I can tell him that I'm getting confused and stuff, and feeling anxious, he'll understand because he knows I have "issues" and said he does too!.. But I'm starting to feel like every time I say that I don't know how to do this or I didn't know how to do that, I got confused at home or I didn't know what to do, that it all sounds like excuses for not practising or something.
So .... What do you expect from your students each week? Do you ask to see certain pieces or do you ask them to present whatever they've prepared? What do you suggest to them to do each time they practise?
We do talk about practising, and in lesson when I am struggling with something he will ask me how I am going to practise it and then we'll talk about it. So I do get the idea of what I am meant to be doing, I just feel a little bit anxious about it all, perhaps I should stop overanalysing it and just leave that for my practise sessions!
My Teacher is a little fed up with me, I tend to make the same mistakes every week (despite working on them at home!) with pretty much every piece I do, the same patterns coming up all the time (not knowing what fingering I'm using, articulation, pedalling etc.) So he has said I really need to improve my practise quality over the long holiday. I've figured out all the different things I need to work on, on paper it looks simple but I think putting it into action will be difficult. I really need to start being able to finish pieces, nicely polished and performance ready because I think it's about time I start doing performances (shock horror!) and competitions.
There is a cognitive connection that a student needs to bridge between the lessons a teacher gives and being able to execute them. Work more on thinking about the lessons from your teacher and achieving a personal understanding of the concept. It is not enough to just do or play "as you are told." If you do, you will not understand the meaning of what you are doing, when you should be doing it, and why it works. A teacher can assist by further elaboration, but the onus of bridging the gap to understanding falls on the student and not the teacher. There is an element of cognitive contemplation that can only be done by the student in order to reach that personal level of knowledge: the "ah hah" moment...........IMO, students need to be taught how to practice. There is a difference between teaching a lesson, and a student practicing that lesson. It is not enough for a teacher to just hand over a package of information and say: here student, learn this and come back next week. The teacher needs to show the student how to digest the concepts when the student is working alone. The goal is to make the student an independent thinker and learner, and not to have the student run to the teacher every time he/she doesn't understand something.
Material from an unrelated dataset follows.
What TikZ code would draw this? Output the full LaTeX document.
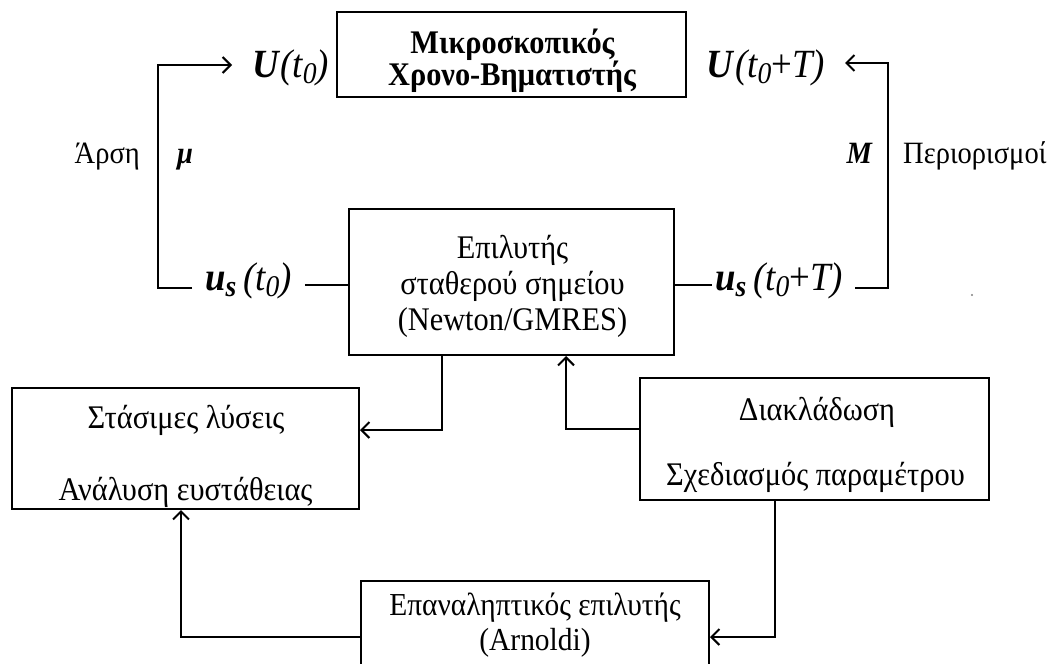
\documentclass[tikz,border=0pt]{standalone}
\usepackage{fontspec}
\setmainfont{Liberation Serif}[FakeStretch=0.92]
\usetikzlibrary{arrows.meta}
\newcommand{\mysub}[1]{\raisebox{-0.15em}{\fontsize{30}{30}\selectfont #1}}
\begin{document}
\begin{tikzpicture}[x=1pt,y=-1pt,
  box/.style={draw, line width=2pt, inner sep=0pt},
  txt/.style={inner sep=0pt, anchor=base, font=\fontsize{33}{36}\selectfont},
  lbl/.style={inner sep=0pt},
  conn/.style={line width=2pt},
  arr/.style={line width=2pt, -{Straight Barb[length=8pt,width=16pt]}},
  big/.style={font=\fontsize{40}{42}\selectfont},
  side/.style={font=\fontsize{31}{33}\selectfont}]
\clip (0,0) rectangle (1061,664);
\useasboundingbox (0,0) rectangle (1061,664);
% boxes
\node[box, minimum width=349pt, minimum height=85pt] (top) at (511.5,54.5) {};
\node[box, minimum width=325pt, minimum height=146pt] (mid) at (511.5,282) {};
\node[box, minimum width=347pt, minimum height=121pt] (left) at (185.5,448.5) {};
\node[box, minimum width=349pt, minimum height=122pt] (right) at (814.5,439) {};
\node[box, minimum width=348pt, minimum height=100pt] (bot) at (535,631) {};
% box texts
\node[txt, font=\fontsize{33}{36}\selectfont\bfseries] (top1) at (512.5,53) {Μικροσκοπικός};
\node[txt, font=\fontsize{33}{36}\selectfont\bfseries] (top2) at (512,85) {Χρονο-Βηματιστής};
\node[txt] (mid1) at (512.5,258) {Επιλυτής};
\node[txt] (mid2) at (512.5,294) {σταθερού σημείου};
\node[txt] (mid3) at (512.5,330) {(Newton/GMRES)};
\node[txt] (left1) at (186,428) {Στάσιμες λύσεις};
\node[txt] (left2) at (185.5,500) {Ανάλυση ευστάθειας};
\node[txt] (right1) at (817,420) {Διακλάδωση};
\node[txt] (right2) at (815.5,485) {Σχεδιασμός παραμέτρου};
\node[txt, font=\fontsize{32}{34}\selectfont] (bot1) at (535,615) {Επαναληπτικός επιλυτής};
\node[txt, font=\fontsize{32}{34}\selectfont] (bot2) at (535,650) {(Arnoldi)};
% labels
\node[lbl, big, inner xsep=20pt, anchor=base west] (UL) at (232,77) {\textbf{\textit{U}}\textit{(t\mysub{0})}};
\node[lbl, big, inner xsep=20pt, anchor=base east] (UR) at (845,77) {\textbf{\textit{U}}\textit{(t\mysub{0}}+\textit{T)}};
\node[lbl, big, inner xsep=13pt, anchor=base west] (usL) at (192,290) {\textbf{\textit{u\mysub{s}}}\,\textit{(t\mysub{0})}};
\node[lbl, big, inner xsep=3pt, anchor=base west] (usR) at (712,290) {\textbf{\textit{u\mysub{s}}}\,\textit{(t\mysub{0}}+\textit{T)}};
\node[lbl, side, anchor=base east] (arsi) at (140,163) {Άρση};
\node[lbl, side, anchor=base west] (mu) at (177,163) {\textbf{\textit{μ}}};
\node[lbl, side, anchor=base east] (M) at (873,163) {\textbf{\textit{M}}};
\node[lbl, side, anchor=base west] (per) at (903,163) {Περιορισμοί};
% helper coordinates
\coordinate (b1) at (158,288);
\coordinate (cL) at (158,65);
\coordinate (b2) at (349,285);
\coordinate (b3) at (855,288);
\coordinate (b4) at (888,288);
\coordinate (cR) at (888,63);
\coordinate (m1) at (442,430);
\coordinate (m2) at (566,429);
\coordinate (m3) at (775,637);
\coordinate (m4) at (181,637);
% connectors
\draw[arr] (usL.west |- b1) -- (b1) -- (cL) -- (UL.west |- cL);
\draw[conn] (usL.east |- b2) -- (mid.west |- b2);
\draw[conn] (mid.east |- b2) -- (usR.west |- b2);
\draw[arr] (b3) -- (b4) -- (cR) -- (UR.east |- cR);
\draw[arr] (mid.south -| m1) |- (left.east |- m1);
\draw[arr] (right.west |- m2) -| (mid.south -| m2);
\draw[arr] (right.south -| m3) |- (bot.east |- m3);
\draw[arr] (bot.west |- m4) -| (left.south -| m4);
\fill[gray] (972,295) circle (1.2pt);
\end{tikzpicture}
\end{document}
So he has said I really need to improve my practise quality over the long holiday.
I generally find listening to certain pieces (checking whether they have worked or not) during the lesson merely a waste of time. Usually, we practise during the lesson as if the piece were new, because what they have to do is often not something you can just solve or acquire between lessons anyway. .........P.S.: Most of my students are very advanced and don't need any guidance on interpretation etc.Paul
Paul, do you do any listening at all (but not for checking whether they have worked)? Like, a student has practised at home for a week, comes to lessons and ..... do you hear any of it? There is the lesson - practising - the next lesson. What is the link between them, if any?
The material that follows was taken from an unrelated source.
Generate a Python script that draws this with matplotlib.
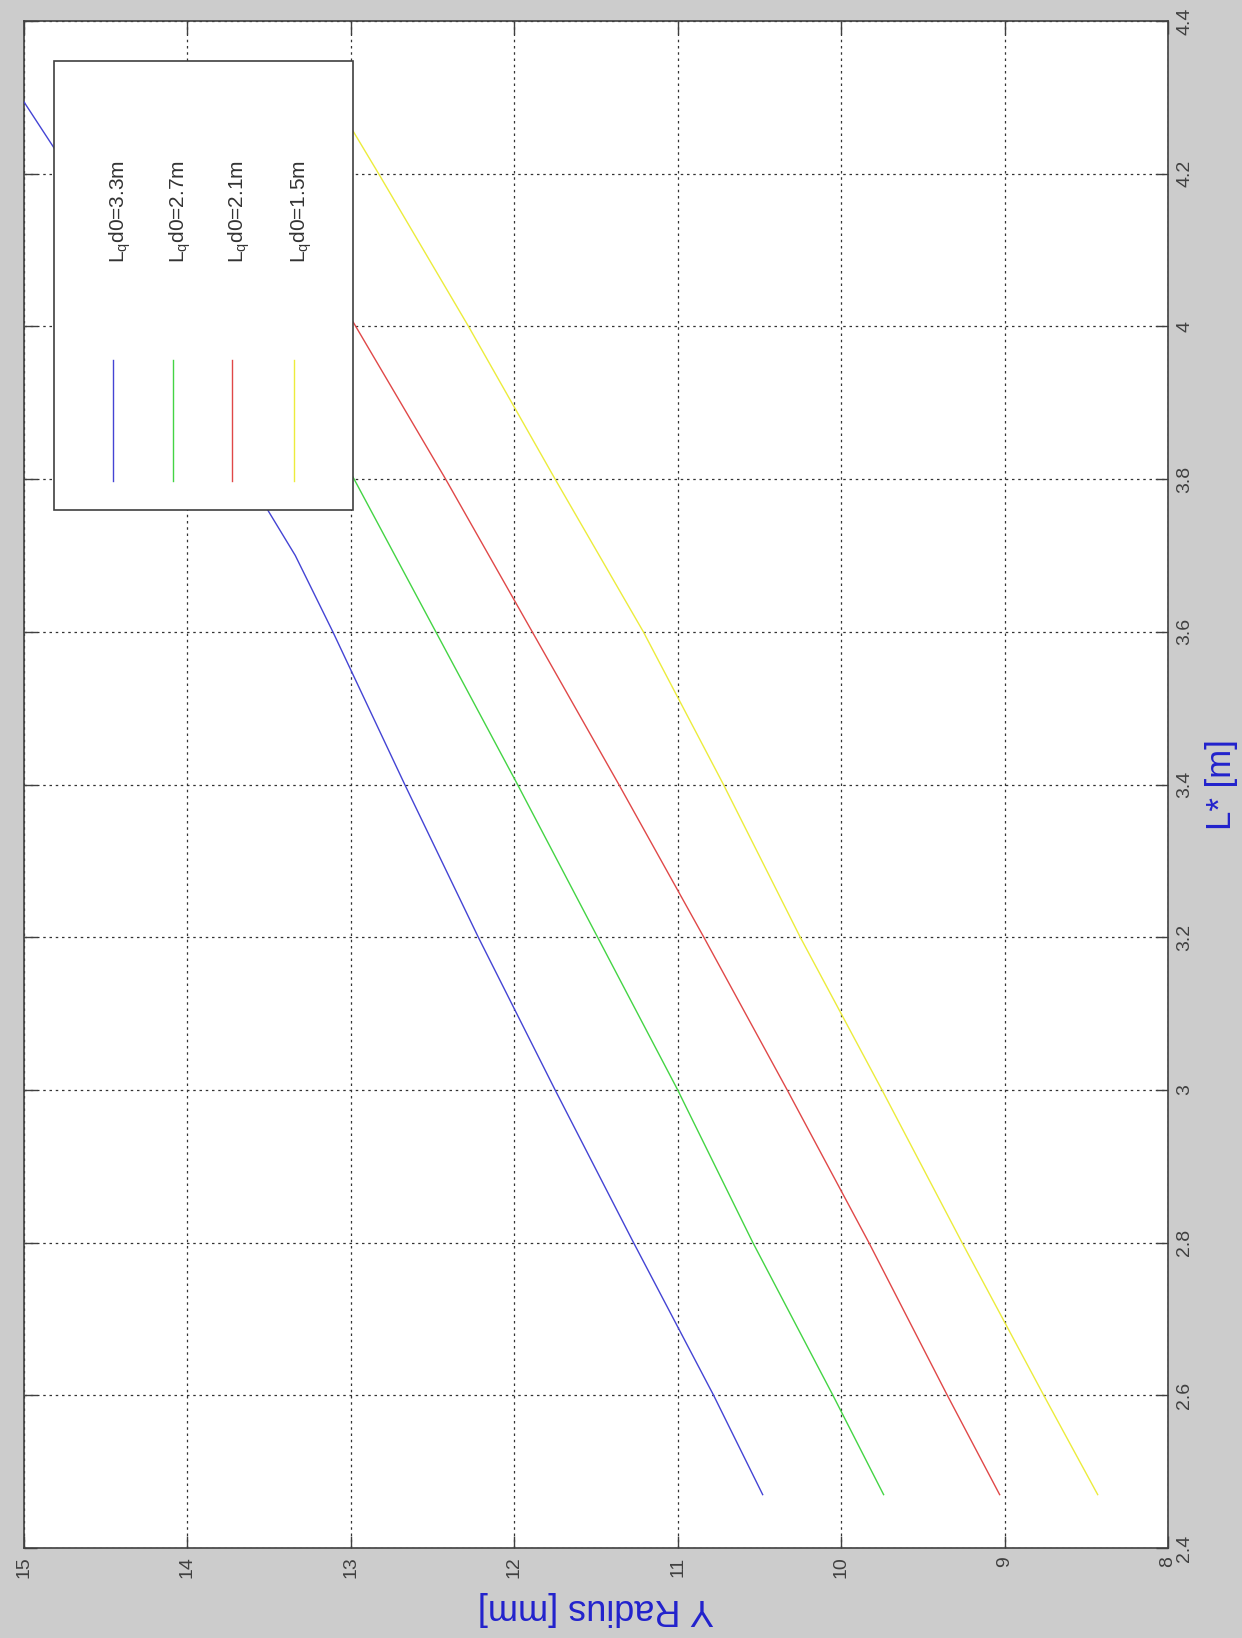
import matplotlib
matplotlib.use("Agg")
import matplotlib.pyplot as plt
from matplotlib.patches import Rectangle

plt.rcParams['font.family'] = ['Liberation Sans', 'DejaVu Sans']
plt.rcParams['mathtext.default'] = 'regular'

# data: L* [m] against Y radius [mm]
L_33 = [2.47, 2.6, 2.8, 3.0, 3.2, 3.4, 3.6, 3.7, 3.76, 4.235, 4.294]
r_33 = [10.48, 10.78, 11.27, 11.75, 12.22, 12.67, 13.11, 13.34, 13.51, 14.82, 15.0]
L_27 = [2.47, 2.6, 2.8, 3.0, 3.2, 3.4, 3.6, 3.8, 4.3]
r_27 = [9.74, 10.05, 10.54, 11.0, 11.49, 11.98, 12.48, 12.98, 14.28]
L_21 = [2.47, 2.6, 2.8, 3.0, 3.2, 3.4, 3.6, 3.8, 4.0, 4.3]
r_21 = [9.03, 9.35, 9.83, 10.33, 10.84, 11.36, 11.89, 12.42, 12.97, 13.8]
L_15 = [2.47, 2.6, 2.8, 3.0, 3.2, 3.4, 3.6, 3.8, 4.0, 4.2, 4.3]
r_15 = [8.43, 8.76, 9.26, 9.75, 10.25, 10.72, 11.21, 11.75, 12.28, 12.83, 13.11]

labels = [r'L$_q$d0=3.3m', r'L$_q$d0=2.7m', r'L$_q$d0=2.1m', r'L$_q$d0=1.5m']
colors = ['#4444d4', '#44d444', '#e04848', '#ecec3c']

r_ticks = [8, 9, 10, 11, 12, 13, 14, 15]
L_ticks = [2.4, 2.6, 2.8, 3.0, 3.2, 3.4, 3.6, 3.8, 4.0, 4.2, 4.4]
L_ticklbls = ['2.4', '2.6', '2.8', '3', '3.2', '3.4', '3.6', '3.8', '4', '4.2', '4.4']

fig = plt.figure(figsize=(12.42, 16.38), dpi=100, facecolor='#cccccc')
ax = fig.add_axes([0.0193, 0.0549, 0.9211, 0.9323])
ax.set_facecolor('white')

# the whole matlab figure is turned a quarter turn, so radius runs along the bottom
series = [(L_33, r_33), (L_27, r_27), (L_21, r_21), (L_15, r_15)]
for (L, r), c in zip(series, colors):
    ax.plot(r, L, color=c, lw=1.0, zorder=3)

ax.set_xlim(15, 8)
ax.set_ylim(2.4, 4.4)
ax.set_xticks(r_ticks)
ax.set_xticklabels([str(t) for t in r_ticks])
ax.set_yticks(L_ticks)
ax.set_yticklabels(L_ticklbls)

ax.grid(True, color='#333333', linestyle=(0, (2, 3)), lw=0.9)
ax.tick_params(direction='in', length=9, width=1, colors='#404040',
               top=True, bottom=True, left=True, right=True,
               labelleft=False, labelright=True, labelsize=14, pad=6)
ax.tick_params(axis='x', labelrotation=90)
ax.tick_params(axis='y', labelrotation=90)
plt.setp(ax.get_yticklabels(), va='center')
for s in ax.spines.values():
    s.set_color('#404040')
    s.set_linewidth(1.2)

ax.set_xlabel('Y Radius [mm]', rotation=180, color='#2222cc', fontsize=26)
ax.xaxis.set_label_coords(0.5, -0.028)
ax.yaxis.set_label_position('right')
ax.set_ylabel('L* [m]', rotation=90, color='#2222cc', fontsize=25)
ax.yaxis.set_label_coords(1.032, 0.5)

# legend drawn by hand, turned like the rest
ax.add_patch(Rectangle((0.0262, 0.6798), 0.2614, 0.294, transform=ax.transAxes,
                       facecolor='white', edgecolor='#404040', lw=1.2, zorder=5))
leg_x = [0.0778, 0.1302, 0.1818, 0.2360]
for x, c, lb in zip(leg_x, colors, labels):
    ax.plot([x, x], [0.6988, 0.778], color=c, lw=1.0, transform=ax.transAxes, zorder=6)
    ax.text(x + 0.006, 0.875, lb, rotation=90, ha='center', va='center',
            fontsize=15, color='#333333', transform=ax.transAxes, zorder=6)

fig.savefig('out.png', dpi=100, facecolor=fig.get_facecolor())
What is it that the student does once he or she gets home for the next seven days and possibly the weeks afterward.
What does the student do for the hour or two hours of the practicing session?
Usually when I tutored, there was a student in trouble needing help with a specific thing like math or grades in English. But when I worked with the kid, almost always there was something else. I think that you work with these "something elses" just like I did.
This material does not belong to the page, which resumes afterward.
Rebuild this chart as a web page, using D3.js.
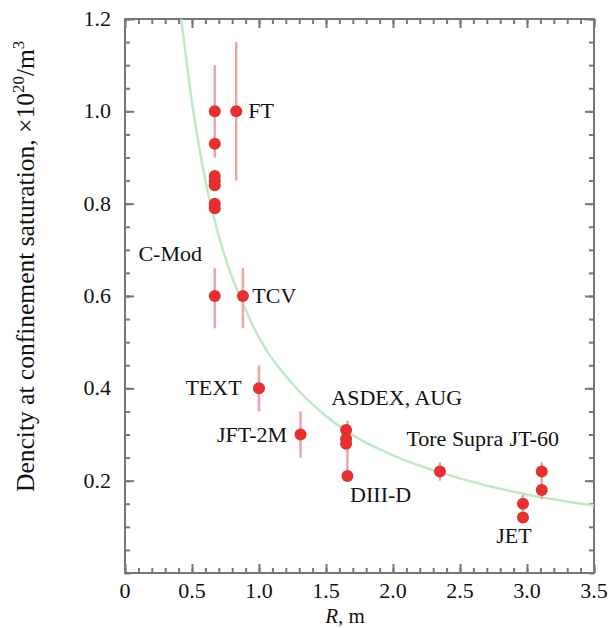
<!DOCTYPE html>
<html lang="en">
<head>
<meta charset="utf-8">
<script src="https://cdn.jsdelivr.net/npm/d3@7"></script>
<style>
  body { margin: 0; background: #fff; }
  .lbl { font-size: 22px; }
  .tick-lbl { font-size: 22px; }
</style>
</head>
<body>
<div id="chart"></div>
<script>
// measured points: R (m), density (1e20/m^3)
var pointR   = [0.67, 0.67, 0.67, 0.67, 0.67, 0.67, 0.67, 0.67, 0.83, 0.88, 1.00, 1.31, 1.65, 1.65, 1.65, 1.66, 2.35, 2.97, 2.97, 3.11, 3.11];
var pointN   = [1.00, 0.93, 0.86, 0.85, 0.84, 0.80, 0.79, 0.60, 1.00, 0.60, 0.40, 0.30, 0.31, 0.29, 0.28, 0.21, 0.22, 0.15, 0.12, 0.22, 0.18];
// error bars: [R, low, high]
var errBars  = [[0.67, 0.90, 1.10], [0.83, 0.85, 1.15], [0.67, 0.53, 0.66], [0.88, 0.53, 0.66],
                [1.00, 0.35, 0.45], [1.31, 0.25, 0.35], [1.66, 0.21, 0.33], [2.35, 0.20, 0.24],
                [2.97, 0.11, 0.17], [3.11, 0.16, 0.24]];
// scaling curve
var curveR   = [0.42, 0.5, 0.6, 0.7, 0.8, 0.9, 1.0, 1.25, 1.5, 1.75, 2.0, 2.5, 3.0, 3.5];
var curveN   = [1.2, 1.02, 0.85, 0.73, 0.64, 0.57, 0.51, 0.41, 0.34, 0.29, 0.255, 0.205, 0.17, 0.146];
// machine names, position (data coords), anchor
var labelTxt = ["FT", "C-Mod", "TCV", "TEXT", "JFT-2M", "ASDEX, AUG", "Tore Supra", "JT-60", "DIII-D", "JET"];
var labelR   = [0.92, 0.10, 0.95, 0.87, 1.21, 1.54, 2.10, 2.87, 1.68, 2.77];
var labelN   = [1.00, 0.69, 0.60, 0.40, 0.30, 0.38, 0.29, 0.29, 0.17, 0.08];
var labelEnd = [false, false, false, true, true, false, false, false, false, false];

var xTicks = [0, 0.5, 1.0, 1.5, 2.0, 2.5, 3.0, 3.5];
var yTicks = [0.2, 0.4, 0.6, 0.8, 1.0, 1.2];

var serif = "Liberation Serif";

var width = 608, height = 628;
var margin = {top: 19, right: 14, bottom: 55, left: 125};

var svg = d3.select("#chart").append("svg")
    .attr("width", width)
    .attr("height", height)
    .attr("font-family", serif)
    .attr("fill", "#111");

var x = d3.scaleLinear().domain([0, 3.5]).range([margin.left, width - margin.right]);
var y = d3.scaleLinear().domain([0, 1.2]).range([height - margin.bottom, margin.top]);

var axisColor = "#777";

// frame
svg.append("rect")
    .attr("x", x(0)).attr("y", y(1.2))
    .attr("width", x(3.5) - x(0)).attr("height", y(0) - y(1.2))
    .attr("fill", "none").attr("stroke", axisColor).attr("stroke-width", 2);

// inward ticks: minor every 0.1 on x, 0.05 on y
function addAxis(axis, pos) {
  var g = svg.append("g").attr("transform", pos).call(axis);
  g.select(".domain").remove();
  g.selectAll("line").attr("stroke", axisColor).attr("stroke-width", 2);
  g.selectAll("text").remove();
  return g;
}
var xMinor = d3.range(0, 3.51, 0.1), yMinor = d3.range(0, 1.21, 0.05);
addAxis(d3.axisBottom(x).tickValues(xMinor).tickSize(-5), "translate(0," + y(0) + ")");
addAxis(d3.axisBottom(x).tickValues(xTicks).tickSize(-9), "translate(0," + y(0) + ")");
addAxis(d3.axisTop(x).tickValues(xMinor).tickSize(-5), "translate(0," + y(1.2) + ")");
addAxis(d3.axisTop(x).tickValues(xTicks).tickSize(-9), "translate(0," + y(1.2) + ")");
addAxis(d3.axisLeft(y).tickValues(yMinor).tickSize(-5), "translate(" + x(0) + ",0)");
addAxis(d3.axisLeft(y).tickValues(yTicks).tickSize(-9), "translate(" + x(0) + ",0)");
addAxis(d3.axisRight(y).tickValues(yMinor).tickSize(-5), "translate(" + x(3.5) + ",0)");
addAxis(d3.axisRight(y).tickValues(yTicks).tickSize(-9), "translate(" + x(3.5) + ",0)");

// tick labels
svg.selectAll(".xl").data(xTicks).enter().append("text")
    .attr("class", "tick-lbl")
    .attr("x", d => x(d)).attr("y", y(0) + 25)
    .attr("text-anchor", "middle")
    .text(d => d === 0 ? "0" : d.toFixed(1));

svg.selectAll(".yl").data(yTicks).enter().append("text")
    .attr("class", "tick-lbl")
    .attr("x", x(0) - 14).attr("y", d => y(d) + 7)
    .attr("text-anchor", "end")
    .text(d => d.toFixed(1));

// axis titles
var xt = svg.append("text")
    .style("font-size", "21px")
    .attr("x", 345).attr("y", 623).attr("text-anchor", "middle");
xt.append("tspan").style("font-style", "italic").text("R");
xt.append("tspan").text(", m");

var yt = svg.append("text")
    .style("font-size", "25.5px")
    .attr("transform", "translate(34,492) rotate(-90)")
    .attr("text-anchor", "start");
yt.append("tspan").text("Dencity at confinement saturation, \u00d710");
yt.append("tspan").attr("dy", -10).style("font-size", "17px").text("20");
yt.append("tspan").attr("dy", 10).text("/m");
yt.append("tspan").attr("dy", -10).style("font-size", "17px").text("3");

// fit curve
svg.append("clipPath").attr("id", "plotclip").append("rect")
    .attr("x", x(0)).attr("y", y(1.2))
    .attr("width", x(3.5) - x(0)).attr("height", y(0) - y(1.2));

var line = d3.line().x(d => x(d[0])).y(d => y(d[1])).curve(d3.curveMonotoneX);
svg.append("path")
    .datum(d3.zip(curveR, curveN))
    .attr("clip-path", "url(#plotclip)")
    .attr("d", line)
    .attr("fill", "none")
    .attr("stroke", "#bfe9c6")
    .attr("stroke-width", 2.5);

// error bars
svg.selectAll(".err").data(errBars).enter().append("line")
    .attr("x1", d => x(d[0])).attr("x2", d => x(d[0]))
    .attr("y1", d => y(d[1])).attr("y2", d => y(d[2]))
    .attr("stroke", "#f0a3aa")
    .attr("stroke-width", 2.5);

// points
svg.selectAll(".pt").data(d3.zip(pointR, pointN)).enter().append("circle")
    .attr("cx", d => x(d[0])).attr("cy", d => y(d[1]))
    .attr("r", 6)
    .attr("fill", "#e5302f");

// labels
svg.selectAll(".name").data(labelTxt).enter().append("text")
    .attr("class", "lbl")
    .attr("x", (d, i) => x(labelR[i])).attr("y", (d, i) => y(labelN[i]) + 7)
    .attr("text-anchor", (d, i) => labelEnd[i] ? "end" : "start")
    .text(d => d);
</script>
</body>
</html>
Exactly right. What you see on the surface in people with problems is often an indication for something else. The real solutions may be very unexpected sometimes.P.S.: By the way, if we limit this to music and piano playing, did you know that aural feedback can actually hold you back in some cases because it creates a negative loop? If you take on something like Rachmaninov's concerto no.3, for example, it can be so overwhelming in places that passages that would otherwise work don't work, and it can be very difficult for musical and emotional people to hold back and do what's required: first ingrain the piece like a bean counter, and only then let it all go. People who don't realize this may get into very deep trouble and blame either poor Rachmaninov or the concerto for being so "difficult". Things get even worse when the teacher asks them to "listen more"...Paul
Come to lessons prepared and not struggle with note learning.
There's more to it than that. You seem to be talking about the immature student who doesn't practice and arrives unprepared.
More students are immature than you might think...
You wrote that you only teach part time, and only take "talented" students who are more advanced. What happens if a student isn't taught properly or is mistaught? When you assess a student, how much of what you see comes from natural ability, and how much from a good grounding? And can ability be masked by poor foundations or misteaching?